→ WHAT IS BEING ASKED: Include the line containing "6.547, 6.570, 6.594, 6.602]" and all lines before it, repeated exactly from the listing below, without pictures.
Begin
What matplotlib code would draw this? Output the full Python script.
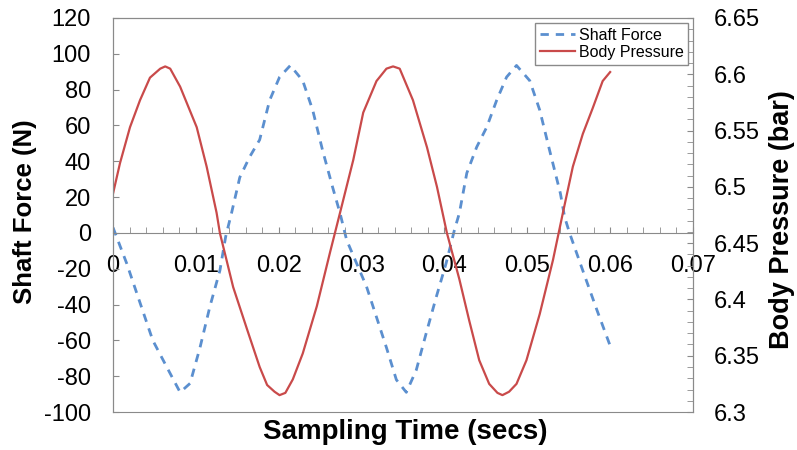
import matplotlib.pyplot as plt
from matplotlib.ticker import MultipleLocator

plt.rcParams['font.family'] = ['Liberation Sans', 'DejaVu Sans']
plt.rcParams['axes.unicode_minus'] = False

# shaft force (N), time in ms
t_force = [0, 1.65, 3.26, 4.8, 6.5, 8.1, 9.3, 10.5, 11.7, 12.9, 13.6, 14.3, 15.3, 16.5, 17.7,
           18.9, 20.1, 21.4, 22.9, 24.1, 25.3, 26.5, 27.4, 28.2, 30.6, 33.0, 34.2, 35.4, 36.6,
           37.8, 39.0, 40.2, 41.2, 41.8, 42.7, 43.9, 45.1, 46.3, 47.5, 48.7, 50.3, 51.5, 52.7,
           54.0, 54.5, 55.1, 56.7, 58.4, 60.0]
force = [3, -17, -39, -60, -75, -89, -84, -64, -41, -21, -2, 11, 31, 42.5, 52,
         74, 87, 93.5, 85, 68.6, 46, 25.6, 11, -4, -30, -64, -82, -89, -76.6,
         -56, -36, -17, 1.5, 11, 33.4, 48, 59, 74, 87, 93.5, 85, 68.6, 46,
         22, 9, 0, -21, -43, -63]

# body pressure (bar), time in ms
t_press = [0, 0.84, 2.05, 3.26, 4.46, 5.7, 6.3, 6.9, 8.1, 10.1, 11.3, 12.5, 12.9, 14.5, 16.2,
           17.7, 18.6, 19.5, 20.1, 20.8, 21.7, 22.9, 24.6, 26.2, 27.4, 29.0, 30.2, 31.8, 33.0,
           33.8, 34.6, 36.2, 37.9, 39.1, 40.3, 41.8, 43.0, 44.2, 45.4, 46.4, 47.0, 47.8, 48.7,
           49.9, 51.5, 53.1, 54.3, 55.5, 56.7, 57.9, 59.1, 60.0]
pressure = [6.494, 6.521, 6.553, 6.577, 6.597, 6.605, 6.607, 6.605, 6.589, 6.553, 6.518, 6.477,
            6.459, 6.411, 6.373, 6.340, 6.324, 6.318, 6.315, 6.317, 6.329, 6.352, 6.394, 6.442,
            6.477, 6.524, 6.566, 6.594, 6.605, 6.607, 6.605, 6.577, 6.535, 6.500, 6.459, 6.418,
            6.381, 6.346, 6.325, 6.317, 6.315, 6.318, 6.325, 6.346, 6.387, 6.435, 6.477, 6.518,
            6.547, 6.570, 6.594, 6.602]

fig = plt.figure(figsize=(7.97, 4.5), dpi=100)
ax = fig.add_axes([0.1418, 0.0844, 0.7277, 0.8756])
ax2 = ax.twinx()

l1, = ax.plot([t / 1000 for t in t_force], force, color='#5B8FCF', lw=2, ls=(0, (3.0, 2.5)),
              label='Shaft Force')
l2, = ax2.plot([t / 1000 for t in t_press], pressure, color='#C94A4A', lw=1.6,
               label='Body Pressure')

grey = '#8a8a8a'
ax.set_xlim(0, 0.07)
ax.set_ylim(-100, 120)
ax2.set_ylim(6.3, 6.65)

# x axis drawn through zero, frame bottom kept from the twin axes
ax.spines['bottom'].set_position(('data', 0))
for s in ['left', 'top', 'right', 'bottom']:
    ax.spines[s].set_color(grey)
    ax2.spines[s].set_color(grey)
ax2.spines['bottom'].set_visible(True)

ax.xaxis.set_major_locator(MultipleLocator(0.01))
ax.xaxis.set_minor_locator(MultipleLocator(0.002))
ax.xaxis.set_major_formatter(plt.FuncFormatter(lambda v, p: '%g' % round(v, 3)))
ax.tick_params(axis='x', which='both', direction='in', length=4, color=grey, pad=16,
               labelsize=17)
ax.yaxis.set_major_locator(MultipleLocator(20))
ax.tick_params(axis='y', which='both', direction='in', length=4, color=grey, pad=16,
               labelsize=17)
ax2.yaxis.set_major_locator(MultipleLocator(0.05))
ax2.yaxis.set_minor_locator(MultipleLocator(0.01))
ax2.yaxis.set_major_formatter(plt.FuncFormatter(lambda v, p: '%g' % round(v, 2)))
ax2.tick_params(axis='y', which='both', direction='in', length=4, color=grey, pad=15,
                labelsize=17)

fig.text(0.508, 0.04, 'Sampling Time (secs)', ha='center', va='center', fontsize=20,
         fontweight='bold')
fig.text(0.031, 0.529, 'Shaft Force (N)', ha='center', va='center', rotation=90,
         fontsize=18.5, fontweight='bold')
fig.text(0.981, 0.513, 'Body Pressure (bar)', ha='center', va='center', rotation=90,
         fontsize=19.5, fontweight='bold')

leg = ax2.legend(handles=[l1, l2], loc='upper right', fontsize=11.5, fancybox=False,
                 borderaxespad=0.3, handlelength=2.2, handletextpad=0.2,
                 labelspacing=0.15, borderpad=0.3, framealpha=1)
leg.get_frame().set_edgecolor(grey)

fig.savefig('out.png', dpi=100)
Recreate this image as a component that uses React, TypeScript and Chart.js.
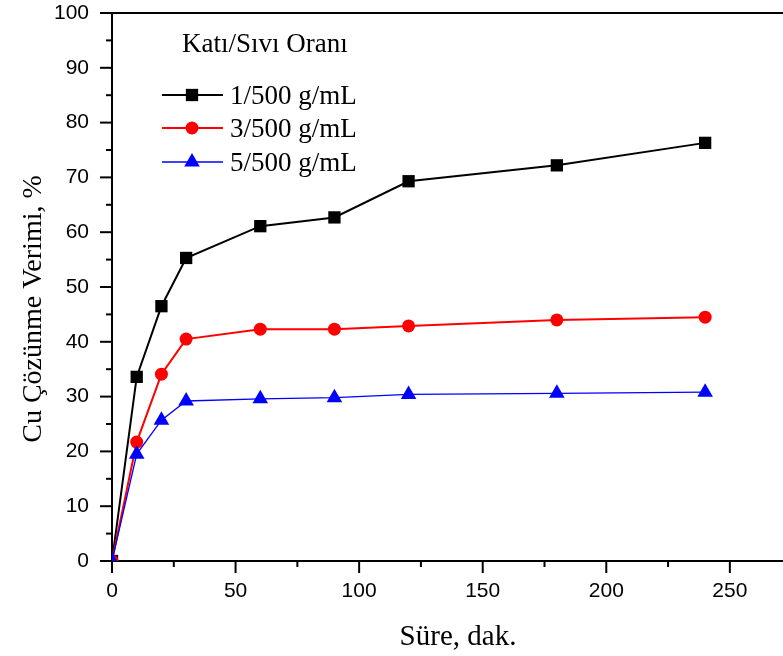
End
→ PROBLEM SOLUTION:
What matplotlib code would draw this? Output the full Python script.
import matplotlib.pyplot as plt
from matplotlib.ticker import MultipleLocator

plt.rcParams['font.family'] = ['Liberation Sans', 'DejaVu Sans']
plt.rcParams['axes.unicode_minus'] = False

# shaft force (N), time in ms
t_force = [0, 1.65, 3.26, 4.8, 6.5, 8.1, 9.3, 10.5, 11.7, 12.9, 13.6, 14.3, 15.3, 16.5, 17.7,
           18.9, 20.1, 21.4, 22.9, 24.1, 25.3, 26.5, 27.4, 28.2, 30.6, 33.0, 34.2, 35.4, 36.6,
           37.8, 39.0, 40.2, 41.2, 41.8, 42.7, 43.9, 45.1, 46.3, 47.5, 48.7, 50.3, 51.5, 52.7,
           54.0, 54.5, 55.1, 56.7, 58.4, 60.0]
force = [3, -17, -39, -60, -75, -89, -84, -64, -41, -21, -2, 11, 31, 42.5, 52,
         74, 87, 93.5, 85, 68.6, 46, 25.6, 11, -4, -30, -64, -82, -89, -76.6,
         -56, -36, -17, 1.5, 11, 33.4, 48, 59, 74, 87, 93.5, 85, 68.6, 46,
         22, 9, 0, -21, -43, -63]

# body pressure (bar), time in ms
t_press = [0, 0.84, 2.05, 3.26, 4.46, 5.7, 6.3, 6.9, 8.1, 10.1, 11.3, 12.5, 12.9, 14.5, 16.2,
           17.7, 18.6, 19.5, 20.1, 20.8, 21.7, 22.9, 24.6, 26.2, 27.4, 29.0, 30.2, 31.8, 33.0,
           33.8, 34.6, 36.2, 37.9, 39.1, 40.3, 41.8, 43.0, 44.2, 45.4, 46.4, 47.0, 47.8, 48.7,
           49.9, 51.5, 53.1, 54.3, 55.5, 56.7, 57.9, 59.1, 60.0]
pressure = [6.494, 6.521, 6.553, 6.577, 6.597, 6.605, 6.607, 6.605, 6.589, 6.553, 6.518, 6.477,
            6.459, 6.411, 6.373, 6.340, 6.324, 6.318, 6.315, 6.317, 6.329, 6.352, 6.394, 6.442,
            6.477, 6.524, 6.566, 6.594, 6.605, 6.607, 6.605, 6.577, 6.535, 6.500, 6.459, 6.418,
            6.381, 6.346, 6.325, 6.317, 6.315, 6.318, 6.325, 6.346, 6.387, 6.435, 6.477, 6.518,
            6.547, 6.570, 6.594, 6.602]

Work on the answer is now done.